Weary with toil, I haste me to my bed,
The dear repose for limbs with travel tired;
But then begins a journey in my head,
To work my mind, when body's work's expired:
For then my thoughts, from far where I abide,
Intend a zealous pilgrimage to thee,
And keep my drooping eyelids open wide,
Looking on darkness which the blind do see:
Save that my soul's imaginary sight
Presents thy shadow to my sightless view,
Which, like a jewel hung in ghastly night,
Makes black night beauteous and her old face new.
Lo, thus, by day my limbs, by night my mind,
For thee and for myself no quiet find.
It's the birthday of novelist and biographer A(ndrew) N(orman) Wilson, born in Stone, Staffordshire, England (1950). He became known in the late 1970s for his farcical novels about the eccentricities of British social life. His first novel was The Sweets of Pimlico (1977). His other novels include Who Was Oswald Fish? (1981), Love Unknown (1986), and, most recently, God's Funeral (1999). In the 1980s, he gained further acclaim as a biographer, and has written well-regarded biographies of Sir Walter Scott, Tolstoy, C.S. Lewis, and the Apostle Paul.
It's the birthday of poet Sylvia Plath, born in Boston (1932). She published only two books before her death in 1963: a volume of poetry called the Colossus and Other Poems (1960) and the autobiographical novel The Bell Jar (1963), about a young woman's struggle with mental illness. Other books of poetry followed after her death, including a volume of The Collected Poems in 1981. She attended Smith College, where she was a gifted writing student. On the first day of her creative writing class, Professor Alfred Kazin looked over her writing sample and asked her, "If you can write like this, why the dickens do you need a creative writing class?" She replied, "I'm lonesome here, and I want to talk to you." In the winter of 1963, she was living with her children in a cold flat in London when she turned on the gas on the kitchen stove and committed suicide.
It's the birthday of painter Roy Lichtenstein, born in New York City (1923). He's most famous for Pop Art paintings borrowing the style of comic books.
It's the birthday of Welsh poet Dylan Thomas, born in Swansea, Glamorgan, Wales (1914). He married at the age of 22. With a wife and three children to support, he took a job writing radio scripts for the British Ministry of Information. He was an aircraft gunner during WWII, and after the war became a commentator on poetry for the BBC. The demands of earning a living, combined with a fast-paced and hard-drinking lifestyle, kept his poetic output small. What he did write was hugely successful.
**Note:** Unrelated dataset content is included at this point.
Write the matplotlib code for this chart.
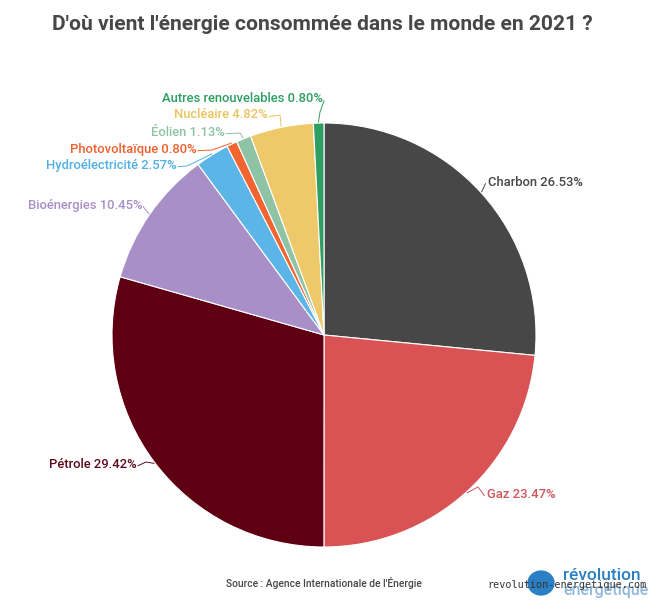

In 1952 and 1953, he toured widely in the United States, drinking and lecturing and reading poetry in his hypnotic Welsh brogue. In early November 1953, he collapsed outside the White Horse Tavern in New York City and died several days later. He's best known for his Collected Poems (1952) and for the radio play Under Milk Wood (1953).
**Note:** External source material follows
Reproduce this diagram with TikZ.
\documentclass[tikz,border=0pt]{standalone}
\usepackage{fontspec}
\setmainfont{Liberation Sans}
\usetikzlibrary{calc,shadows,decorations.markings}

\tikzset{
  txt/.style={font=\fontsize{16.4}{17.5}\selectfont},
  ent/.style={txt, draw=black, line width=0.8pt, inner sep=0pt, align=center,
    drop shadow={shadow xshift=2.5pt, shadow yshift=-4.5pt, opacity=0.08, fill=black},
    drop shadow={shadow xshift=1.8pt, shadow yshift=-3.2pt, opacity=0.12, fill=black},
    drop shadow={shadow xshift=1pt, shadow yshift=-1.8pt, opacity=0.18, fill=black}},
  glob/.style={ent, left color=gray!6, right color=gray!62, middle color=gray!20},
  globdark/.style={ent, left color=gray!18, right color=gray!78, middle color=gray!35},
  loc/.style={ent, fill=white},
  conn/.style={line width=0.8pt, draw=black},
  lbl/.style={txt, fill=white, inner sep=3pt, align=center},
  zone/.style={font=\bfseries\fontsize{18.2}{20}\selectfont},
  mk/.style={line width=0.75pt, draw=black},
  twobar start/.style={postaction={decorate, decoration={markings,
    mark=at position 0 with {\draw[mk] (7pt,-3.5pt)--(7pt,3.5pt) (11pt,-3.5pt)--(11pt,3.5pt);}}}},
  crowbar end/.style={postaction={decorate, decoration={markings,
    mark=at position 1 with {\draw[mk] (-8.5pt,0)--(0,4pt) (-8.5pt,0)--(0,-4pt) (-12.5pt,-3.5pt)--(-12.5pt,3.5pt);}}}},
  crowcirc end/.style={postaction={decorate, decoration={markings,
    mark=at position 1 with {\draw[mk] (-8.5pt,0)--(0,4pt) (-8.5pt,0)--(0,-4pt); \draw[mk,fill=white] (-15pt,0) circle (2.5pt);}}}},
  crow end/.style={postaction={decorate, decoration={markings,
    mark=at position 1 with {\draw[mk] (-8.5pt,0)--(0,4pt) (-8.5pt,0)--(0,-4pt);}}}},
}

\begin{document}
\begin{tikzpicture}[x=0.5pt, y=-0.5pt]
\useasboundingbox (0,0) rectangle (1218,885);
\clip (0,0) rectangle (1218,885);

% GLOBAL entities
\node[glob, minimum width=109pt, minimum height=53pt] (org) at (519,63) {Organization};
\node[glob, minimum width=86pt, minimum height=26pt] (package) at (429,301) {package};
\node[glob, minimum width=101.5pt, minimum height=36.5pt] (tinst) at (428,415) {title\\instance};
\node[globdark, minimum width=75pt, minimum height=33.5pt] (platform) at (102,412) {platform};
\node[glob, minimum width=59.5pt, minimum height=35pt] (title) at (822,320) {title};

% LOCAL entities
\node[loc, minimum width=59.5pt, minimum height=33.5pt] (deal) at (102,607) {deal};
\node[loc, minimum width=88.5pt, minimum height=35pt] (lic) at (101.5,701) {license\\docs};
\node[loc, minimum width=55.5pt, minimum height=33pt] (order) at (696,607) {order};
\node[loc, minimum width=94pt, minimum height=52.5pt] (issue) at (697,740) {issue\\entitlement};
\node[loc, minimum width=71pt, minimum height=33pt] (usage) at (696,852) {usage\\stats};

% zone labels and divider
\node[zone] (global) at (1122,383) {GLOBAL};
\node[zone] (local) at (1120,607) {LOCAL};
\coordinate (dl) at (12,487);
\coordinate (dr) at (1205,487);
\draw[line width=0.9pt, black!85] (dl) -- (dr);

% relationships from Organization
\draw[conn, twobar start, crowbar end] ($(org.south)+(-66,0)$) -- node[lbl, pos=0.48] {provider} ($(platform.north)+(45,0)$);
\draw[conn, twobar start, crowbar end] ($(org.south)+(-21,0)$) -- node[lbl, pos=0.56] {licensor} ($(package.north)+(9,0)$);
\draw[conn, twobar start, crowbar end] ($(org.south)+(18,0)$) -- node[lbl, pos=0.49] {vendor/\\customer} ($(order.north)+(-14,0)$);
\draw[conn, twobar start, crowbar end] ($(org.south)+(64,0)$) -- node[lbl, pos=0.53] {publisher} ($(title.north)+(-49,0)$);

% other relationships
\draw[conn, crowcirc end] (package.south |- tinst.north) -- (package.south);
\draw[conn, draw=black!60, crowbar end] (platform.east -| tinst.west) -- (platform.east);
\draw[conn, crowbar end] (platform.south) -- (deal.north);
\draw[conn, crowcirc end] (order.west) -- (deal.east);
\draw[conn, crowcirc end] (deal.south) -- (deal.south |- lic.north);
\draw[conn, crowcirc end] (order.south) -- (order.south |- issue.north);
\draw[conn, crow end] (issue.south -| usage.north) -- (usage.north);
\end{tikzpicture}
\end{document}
It's the birthday of novelist and playwright Enid Bagnold, born in Rochester, Kent, England (1889). Her wartime experiences provided material for her earliest novels, A Diary Without Dates (1917) and The Happy Foreigner (1920). But she's best known for her 1935 novel, National Velvet, about a 14-year old girl who wins England's Grand National Steeplechase on a horse she bought for 10 pounds.
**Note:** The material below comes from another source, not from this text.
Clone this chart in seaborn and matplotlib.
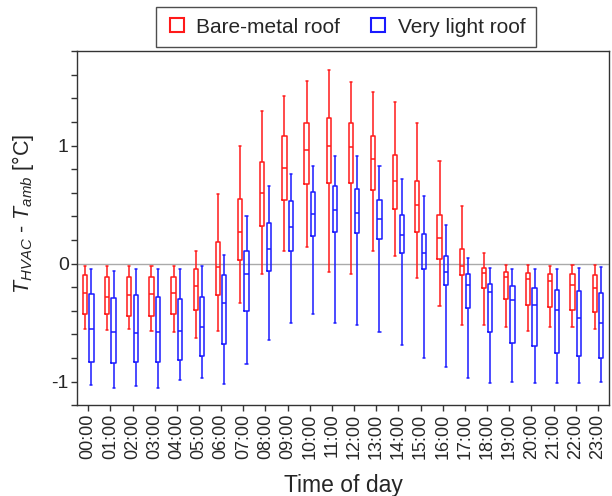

It's the birthday of British explorer Captain James Cook, born in Marton-in-Cleveland, Yorkshire, England (1728). When the Royal Society organized its first scientific expedition to the Pacific in 1768, 44-year-old James Cook was chosen as commander. On the ship H.M.S. Endeavour, he and his team of scientists observed the transit of Venus across the sun, charted all of New Zealand, and successfully navigated the Great Barrier Reef. In 1772, he embarked on a second scientific voyage, which took him to the coast of Antarctica and the South Pacific. On a third voyage, in 1776, he was killed by Polynesian natives in Hawaii.